» **EXERCISE AIM**:
Give the listing again exactly, omitting its images.

» **DATASET CONTENT**:
■ ■ ■ ■

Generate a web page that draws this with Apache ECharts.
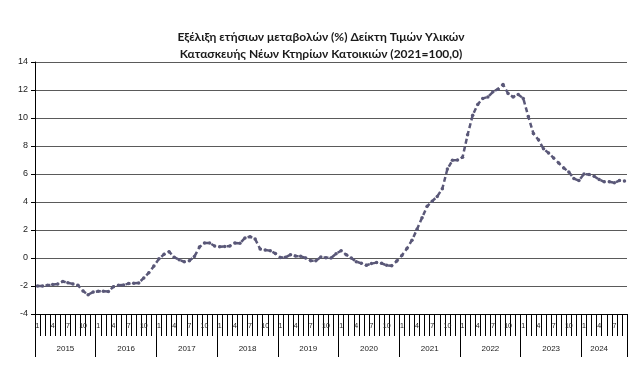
<!DOCTYPE html>
<html>
<head>
<meta charset="utf-8">
<script src="https://cdn.jsdelivr.net/npm/echarts@6/dist/echarts.min.js"></script>
<style>html,body{margin:0;padding:0;background:#fff;}#c{width:642px;height:371px;}</style>
</head>
<body>
<div id="c"></div>
<script>
const titleLines = ["Εξέλιξη ετήσιων μεταβολών (%) Δείκτη Τιμών Υλικών", "Κατασκευής Νέων Κτηρίων Κατοικιών (2021=100,0)"];
const years = [2015, 2016, 2017, 2018, 2019, 2020, 2021, 2022, 2023, 2024];
const shownMonths = [1, 4, 7, 10];
const v2015 = [-2.0, -2.0, -1.95, -1.9, -1.85, -1.67, -1.77, -1.85, -1.95, -2.36, -2.62, -2.43];
const v2016 = [-2.38, -2.38, -2.4, -2.05, -1.95, -1.92, -1.83, -1.8, -1.78, -1.42, -1.05, -0.58];
const v2017 = [-0.06, 0.26, 0.45, 0.06, -0.12, -0.27, -0.19, 0.1, 0.78, 1.08, 1.07, 0.86];
const v2018 = [0.81, 0.83, 0.86, 1.07, 1.05, 1.43, 1.52, 1.36, 0.64, 0.57, 0.52, 0.33];
const v2019 = [0.03, 0.05, 0.24, 0.14, 0.12, 0.0, -0.19, -0.19, 0.07, 0.02, 0.0, 0.31];
const v2020 = [0.52, 0.24, 0.0, -0.26, -0.38, -0.52, -0.4, -0.33, -0.38, -0.52, -0.55, -0.22];
const v2021 = [0.18, 0.67, 1.27, 2.05, 2.88, 3.69, 4.06, 4.4, 4.95, 6.35, 6.98, 7.0];
const v2022 = [7.2, 8.8, 10.2, 10.97, 11.4, 11.5, 11.87, 12.06, 12.39, 11.75, 11.5, 11.68];
const v2023 = [11.4, 10.1, 8.9, 8.44, 7.8, 7.5, 7.14, 6.79, 6.43, 6.15, 5.67, 5.53];
const v2024 = [6.0, 5.96, 5.84, 5.6, 5.44, 5.44, 5.37, 5.53, 5.5];
const yTicks = {min: -4, max: 14, step: 2};

const yearValues = [v2015, v2016, v2017, v2018, v2019, v2020, v2021, v2022, v2023, v2024];
const categories = [];
const values = [];
yearValues.forEach((arr, yi) => {
  arr.forEach((v, mi) => {
    categories.push(years[yi] + '-' + (mi + 1));
    values.push(v);
  });
});

const chart = echarts.init(document.getElementById('c'), null, {renderer: 'canvas'});
chart.setOption({
  animation: false,
  backgroundColor: '#fff',
  title: {
    text: titleLines.join('\n'),
    left: 'center',
    top: 24,
    textStyle: {fontFamily: 'Lato', fontWeight: 'bold', fontSize: 12, lineHeight: 17, color: '#1a1a1a'}
  },
  grid: {left: 35, right: 15, top: 62, bottom: 57, containLabel: false},
  xAxis: [
    {
      type: 'category',
      data: categories,
      boundaryGap: true,
      position: 'bottom',
      axisLine: {show: true, onZero: false, lineStyle: {color: '#000', width: 1}},
      axisTick: {show: true, interval: 0, length: 22, lineStyle: {color: '#000', width: 1}},
      axisLabel: {
        interval: 0,
        margin: 9,
        fontFamily: 'Liberation Sans',
        fontSize: 7,
        color: '#222',
        formatter: function (val) {
          const m = +val.split('-')[1];
          return shownMonths.indexOf(m) >= 0 ? String(m) : '';
        }
      },
      splitLine: {show: false}
    },
    {
      type: 'category',
      data: categories,
      boundaryGap: true,
      position: 'bottom',
      offset: 0,
      axisLine: {show: false, onZero: false},
      axisTick: {
        show: true,
        length: 43,
        lineStyle: {color: '#000', width: 1},
        interval: function (index) { return index % 12 === 0; }
      },
      axisLabel: {
        interval: 0,
        margin: 31,
        fontFamily: 'Liberation Sans',
        fontSize: 8,
        color: '#222',
        formatter: function (val) {
          const parts = val.split('-');
          const y = +parts[0], m = +parts[1];
          const count = yearValues[years.indexOf(y)].length;
          if (count === 12 && m === 7) return '{a|' + y + '}';
          if (count < 12 && m === Math.ceil(count / 2) - 1) return '{b|' + y + '}';
          return '';
        },
        rich: {
          a: {fontFamily: 'Liberation Sans', fontSize: 8, color: '#222', padding: [0, 5, 0, 0]},
          b: {fontFamily: 'Liberation Sans', fontSize: 8, color: '#222'}
        }
      },
      splitLine: {show: false}
    }
  ],
  yAxis: {
    type: 'value',
    min: yTicks.min,
    max: yTicks.max,
    interval: yTicks.step,
    axisLine: {show: true, lineStyle: {color: '#000', width: 1}},
    axisTick: {show: true, length: 4, lineStyle: {color: '#000'}},
    axisLabel: {fontFamily: 'Liberation Sans', fontSize: 9, color: '#222', margin: 7},
    splitLine: {show: true, lineStyle: {color: '#5a5a5a', width: 1}}
  },
  series: [{
    type: 'line',
    xAxisIndex: 0,
    data: values,
    symbol: 'circle',
    symbolSize: 3.5,
    showSymbol: true,
    itemStyle: {color: '#5a5878'},
    lineStyle: {color: '#5a5878', width: 2.5, type: [5, 3]}
  }]
});
</script>
</body>
</html>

■ ■ ■ ■

» **OUTPUT OF THE EXERCISE**:
Generate a web page that draws this with Apache ECharts.
<!DOCTYPE html>
<html>
<head>
<meta charset="utf-8">
<script src="https://cdn.jsdelivr.net/npm/echarts@6/dist/echarts.min.js"></script>
<style>html,body{margin:0;padding:0;background:#fff;}#c{width:642px;height:371px;}</style>
</head>
<body>
<div id="c"></div>
<script>
const titleLines = ["Εξέλιξη ετήσιων μεταβολών (%) Δείκτη Τιμών Υλικών", "Κατασκευής Νέων Κτηρίων Κατοικιών (2021=100,0)"];
const years = [2015, 2016, 2017, 2018, 2019, 2020, 2021, 2022, 2023, 2024];
const shownMonths = [1, 4, 7, 10];
const v2015 = [-2.0, -2.0, -1.95, -1.9, -1.85, -1.67, -1.77, -1.85, -1.95, -2.36, -2.62, -2.43];
const v2016 = [-2.38, -2.38, -2.4, -2.05, -1.95, -1.92, -1.83, -1.8, -1.78, -1.42, -1.05, -0.58];
const v2017 = [-0.06, 0.26, 0.45, 0.06, -0.12, -0.27, -0.19, 0.1, 0.78, 1.08, 1.07, 0.86];
const v2018 = [0.81, 0.83, 0.86, 1.07, 1.05, 1.43, 1.52, 1.36, 0.64, 0.57, 0.52, 0.33];
const v2019 = [0.03, 0.05, 0.24, 0.14, 0.12, 0.0, -0.19, -0.19, 0.07, 0.02, 0.0, 0.31];
const v2020 = [0.52, 0.24, 0.0, -0.26, -0.38, -0.52, -0.4, -0.33, -0.38, -0.52, -0.55, -0.22];
const v2021 = [0.18, 0.67, 1.27, 2.05, 2.88, 3.69, 4.06, 4.4, 4.95, 6.35, 6.98, 7.0];
const v2022 = [7.2, 8.8, 10.2, 10.97, 11.4, 11.5, 11.87, 12.06, 12.39, 11.75, 11.5, 11.68];
const v2023 = [11.4, 10.1, 8.9, 8.44, 7.8, 7.5, 7.14, 6.79, 6.43, 6.15, 5.67, 5.53];
const v2024 = [6.0, 5.96, 5.84, 5.6, 5.44, 5.44, 5.37, 5.53, 5.5];
const yTicks = {min: -4, max: 14, step: 2};

const yearValues = [v2015, v2016, v2017, v2018, v2019, v2020, v2021, v2022, v2023, v2024];
const categories = [];
const values = [];
yearValues.forEach((arr, yi) => {
  arr.forEach((v, mi) => {
    categories.push(years[yi] + '-' + (mi + 1));
    values.push(v);
  });
});

const chart = echarts.init(document.getElementById('c'), null, {renderer: 'canvas'});
chart.setOption({
  animation: false,
  backgroundColor: '#fff',
  title: {
    text: titleLines.join('\n'),
    left: 'center',
    top: 24,
    textStyle: {fontFamily: 'Lato', fontWeight: 'bold', fontSize: 12, lineHeight: 17, color: '#1a1a1a'}
  },
  grid: {left: 35, right: 15, top: 62, bottom: 57, containLabel: false},
  xAxis: [
    {
      type: 'category',
      data: categories,
      boundaryGap: true,
      position: 'bottom',
      axisLine: {show: true, onZero: false, lineStyle: {color: '#000', width: 1}},
      axisTick: {show: true, interval: 0, length: 22, lineStyle: {color: '#000', width: 1}},
      axisLabel: {
        interval: 0,
        margin: 9,
        fontFamily: 'Liberation Sans',
        fontSize: 7,
        color: '#222',
        formatter: function (val) {
          const m = +val.split('-')[1];
          return shownMonths.indexOf(m) >= 0 ? String(m) : '';
        }
      },
      splitLine: {show: false}
    },
    {
      type: 'category',
      data: categories,
      boundaryGap: true,
      position: 'bottom',
      offset: 0,
      axisLine: {show: false, onZero: false},
      axisTick: {
        show: true,
        length: 43,
        lineStyle: {color: '#000', width: 1},
        interval: function (index) { return index % 12 === 0; }
      },
      axisLabel: {
        interval: 0,
        margin: 31,
        fontFamily: 'Liberation Sans',
        fontSize: 8,
        color: '#222',
        formatter: function (val) {
          const parts = val.split('-');
          const y = +parts[0], m = +parts[1];
          const count = yearValues[years.indexOf(y)].length;
          if (count === 12 && m === 7) return '{a|' + y + '}';
          if (count < 12 && m === Math.ceil(count / 2) - 1) return '{b|' + y + '}';
          return '';
        },
        rich: {
          a: {fontFamily: 'Liberation Sans', fontSize: 8, color: '#222', padding: [0, 5, 0, 0]},
          b: {fontFamily: 'Liberation Sans', fontSize: 8, color: '#222'}
        }
      },
      splitLine: {show: false}
    }
  ],
  yAxis: {
    type: 'value',
    min: yTicks.min,
    max: yTicks.max,
    interval: yTicks.step,
    axisLine: {show: true, lineStyle: {color: '#000', width: 1}},
    axisTick: {show: true, length: 4, lineStyle: {color: '#000'}},
    axisLabel: {fontFamily: 'Liberation Sans', fontSize: 9, color: '#222', margin: 7},
    splitLine: {show: true, lineStyle: {color: '#5a5a5a', width: 1}}
  },
  series: [{
    type: 'line',
    xAxisIndex: 0,
    data: values,
    symbol: 'circle',
    symbolSize: 3.5,
    showSymbol: true,
    itemStyle: {color: '#5a5878'},
    lineStyle: {color: '#5a5878', width: 2.5, type: [5, 3]}
  }]
});
</script>
</body>
</html>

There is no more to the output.